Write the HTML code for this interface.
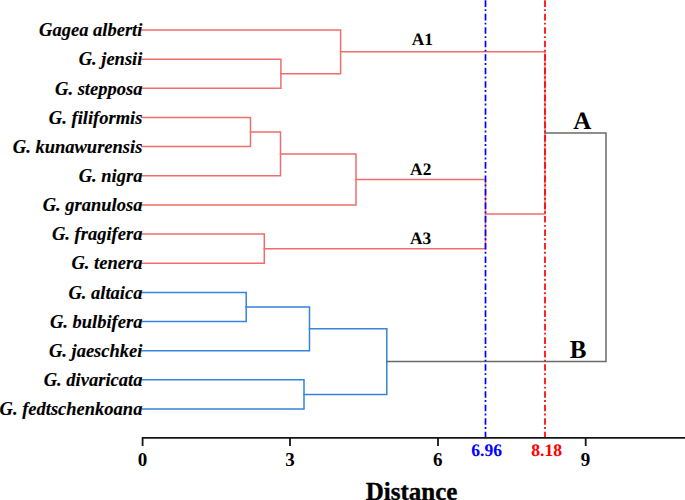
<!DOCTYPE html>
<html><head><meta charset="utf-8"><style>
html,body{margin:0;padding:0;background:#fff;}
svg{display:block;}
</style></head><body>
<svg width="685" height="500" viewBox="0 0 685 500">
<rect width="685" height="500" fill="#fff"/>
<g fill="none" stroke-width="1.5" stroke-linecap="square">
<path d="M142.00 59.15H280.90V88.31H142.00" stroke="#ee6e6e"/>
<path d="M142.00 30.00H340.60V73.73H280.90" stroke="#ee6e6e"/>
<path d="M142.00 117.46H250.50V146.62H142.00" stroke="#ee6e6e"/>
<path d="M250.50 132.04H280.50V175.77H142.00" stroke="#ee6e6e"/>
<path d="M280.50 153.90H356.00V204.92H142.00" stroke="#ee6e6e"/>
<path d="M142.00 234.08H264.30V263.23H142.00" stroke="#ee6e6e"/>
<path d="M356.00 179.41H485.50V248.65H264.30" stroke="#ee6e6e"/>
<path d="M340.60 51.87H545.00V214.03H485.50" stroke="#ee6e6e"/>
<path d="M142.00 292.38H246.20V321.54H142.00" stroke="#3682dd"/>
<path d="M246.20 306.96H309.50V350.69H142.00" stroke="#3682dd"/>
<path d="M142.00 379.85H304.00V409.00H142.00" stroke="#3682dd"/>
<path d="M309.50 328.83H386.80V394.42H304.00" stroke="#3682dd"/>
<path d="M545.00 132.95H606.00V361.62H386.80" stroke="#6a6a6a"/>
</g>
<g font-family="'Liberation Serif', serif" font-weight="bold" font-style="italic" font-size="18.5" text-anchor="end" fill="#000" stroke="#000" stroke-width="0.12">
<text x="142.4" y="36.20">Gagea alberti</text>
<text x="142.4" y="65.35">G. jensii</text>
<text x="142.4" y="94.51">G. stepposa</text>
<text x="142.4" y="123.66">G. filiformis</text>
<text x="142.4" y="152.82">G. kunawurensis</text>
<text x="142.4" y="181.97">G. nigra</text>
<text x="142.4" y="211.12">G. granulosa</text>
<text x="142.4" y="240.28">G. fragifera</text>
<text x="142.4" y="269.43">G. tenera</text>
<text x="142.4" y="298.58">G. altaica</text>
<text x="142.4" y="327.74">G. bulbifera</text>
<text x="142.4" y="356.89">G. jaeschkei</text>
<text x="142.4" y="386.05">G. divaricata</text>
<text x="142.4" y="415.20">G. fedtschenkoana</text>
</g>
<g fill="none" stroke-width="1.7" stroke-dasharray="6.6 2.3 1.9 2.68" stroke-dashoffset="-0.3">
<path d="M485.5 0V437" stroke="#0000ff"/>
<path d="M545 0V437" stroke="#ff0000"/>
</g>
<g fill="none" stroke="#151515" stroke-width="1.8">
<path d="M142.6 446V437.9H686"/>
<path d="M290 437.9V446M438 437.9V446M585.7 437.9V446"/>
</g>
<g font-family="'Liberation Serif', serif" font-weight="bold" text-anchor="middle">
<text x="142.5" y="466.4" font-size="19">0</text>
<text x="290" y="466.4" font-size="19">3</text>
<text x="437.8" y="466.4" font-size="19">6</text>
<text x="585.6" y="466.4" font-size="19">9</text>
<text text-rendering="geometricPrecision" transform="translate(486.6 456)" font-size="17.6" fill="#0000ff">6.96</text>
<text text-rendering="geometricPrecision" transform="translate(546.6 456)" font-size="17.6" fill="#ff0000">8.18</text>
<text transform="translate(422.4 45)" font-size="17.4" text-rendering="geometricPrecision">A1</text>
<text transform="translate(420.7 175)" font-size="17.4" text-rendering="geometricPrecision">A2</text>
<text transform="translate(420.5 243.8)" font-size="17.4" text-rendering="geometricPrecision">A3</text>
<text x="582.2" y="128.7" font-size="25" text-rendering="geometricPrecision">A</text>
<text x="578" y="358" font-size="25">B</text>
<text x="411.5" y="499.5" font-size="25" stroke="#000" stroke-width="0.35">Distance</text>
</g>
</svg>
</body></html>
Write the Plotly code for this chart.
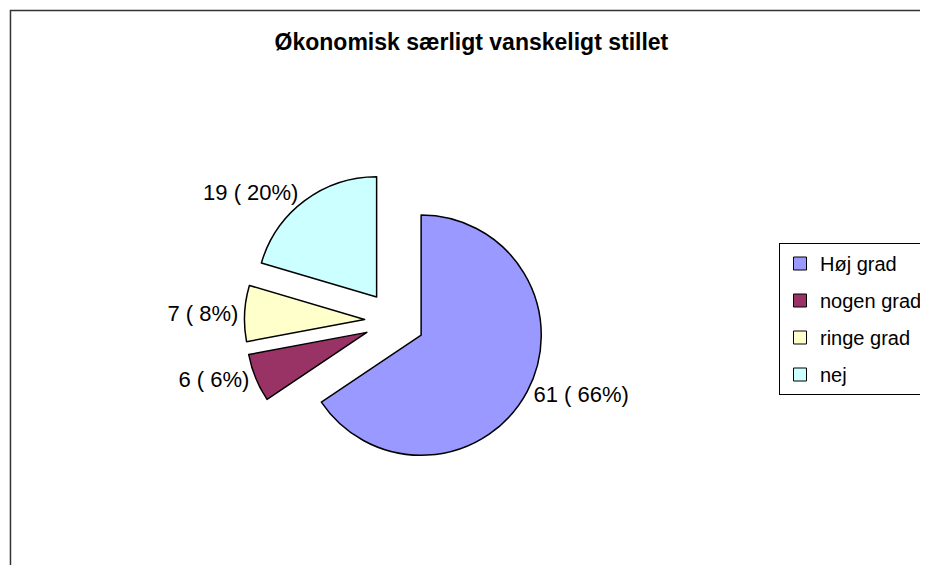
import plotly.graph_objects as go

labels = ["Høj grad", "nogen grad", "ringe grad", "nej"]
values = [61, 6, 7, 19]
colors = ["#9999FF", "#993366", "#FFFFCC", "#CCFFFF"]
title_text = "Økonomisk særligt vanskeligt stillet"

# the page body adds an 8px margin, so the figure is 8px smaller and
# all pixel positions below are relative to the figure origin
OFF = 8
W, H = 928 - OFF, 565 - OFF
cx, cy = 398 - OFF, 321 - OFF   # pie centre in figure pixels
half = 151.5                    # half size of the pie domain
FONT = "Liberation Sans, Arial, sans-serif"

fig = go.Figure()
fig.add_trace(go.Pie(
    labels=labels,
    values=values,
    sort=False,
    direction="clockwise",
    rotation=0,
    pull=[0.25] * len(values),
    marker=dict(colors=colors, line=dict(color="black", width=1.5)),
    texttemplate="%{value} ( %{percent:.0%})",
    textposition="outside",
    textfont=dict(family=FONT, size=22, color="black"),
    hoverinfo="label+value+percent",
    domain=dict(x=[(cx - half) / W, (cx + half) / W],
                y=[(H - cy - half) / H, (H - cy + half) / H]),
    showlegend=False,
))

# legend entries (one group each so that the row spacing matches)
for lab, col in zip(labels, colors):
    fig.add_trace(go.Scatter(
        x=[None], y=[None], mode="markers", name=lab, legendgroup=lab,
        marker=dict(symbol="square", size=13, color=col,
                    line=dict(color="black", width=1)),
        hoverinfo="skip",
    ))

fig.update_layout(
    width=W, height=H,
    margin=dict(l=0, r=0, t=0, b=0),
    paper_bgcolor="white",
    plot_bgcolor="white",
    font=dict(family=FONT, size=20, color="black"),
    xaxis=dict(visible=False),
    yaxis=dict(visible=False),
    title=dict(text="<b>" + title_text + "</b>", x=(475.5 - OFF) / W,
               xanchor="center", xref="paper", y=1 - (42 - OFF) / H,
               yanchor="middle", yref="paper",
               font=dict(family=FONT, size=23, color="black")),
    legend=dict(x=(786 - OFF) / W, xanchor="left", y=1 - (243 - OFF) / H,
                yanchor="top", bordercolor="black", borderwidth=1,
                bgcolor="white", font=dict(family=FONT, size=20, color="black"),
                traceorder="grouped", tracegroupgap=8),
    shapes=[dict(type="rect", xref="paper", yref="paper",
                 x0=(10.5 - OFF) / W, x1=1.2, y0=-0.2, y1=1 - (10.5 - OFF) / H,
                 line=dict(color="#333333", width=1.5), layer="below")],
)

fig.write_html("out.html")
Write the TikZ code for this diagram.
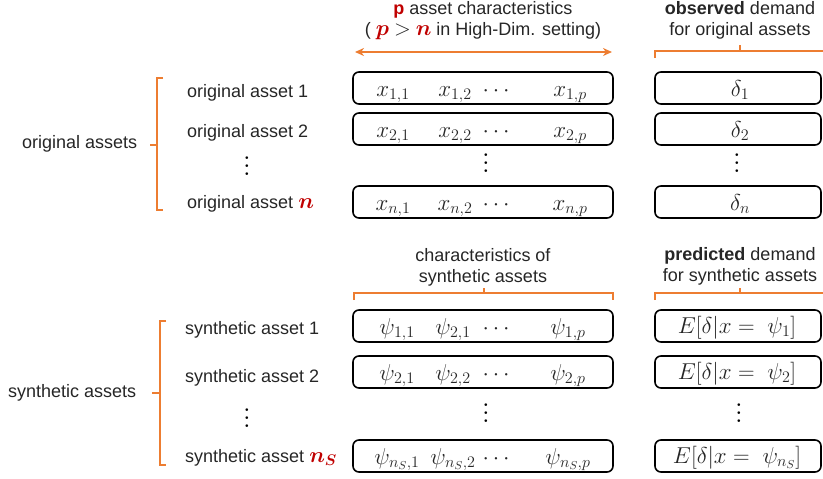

────

Problem details :: Locate each line containing the string "code" and show it.

Solution to the problem ::
Write the HTML code for this interface.
Write the Plotly code for this chart.
Write the TikZ code for this diagram.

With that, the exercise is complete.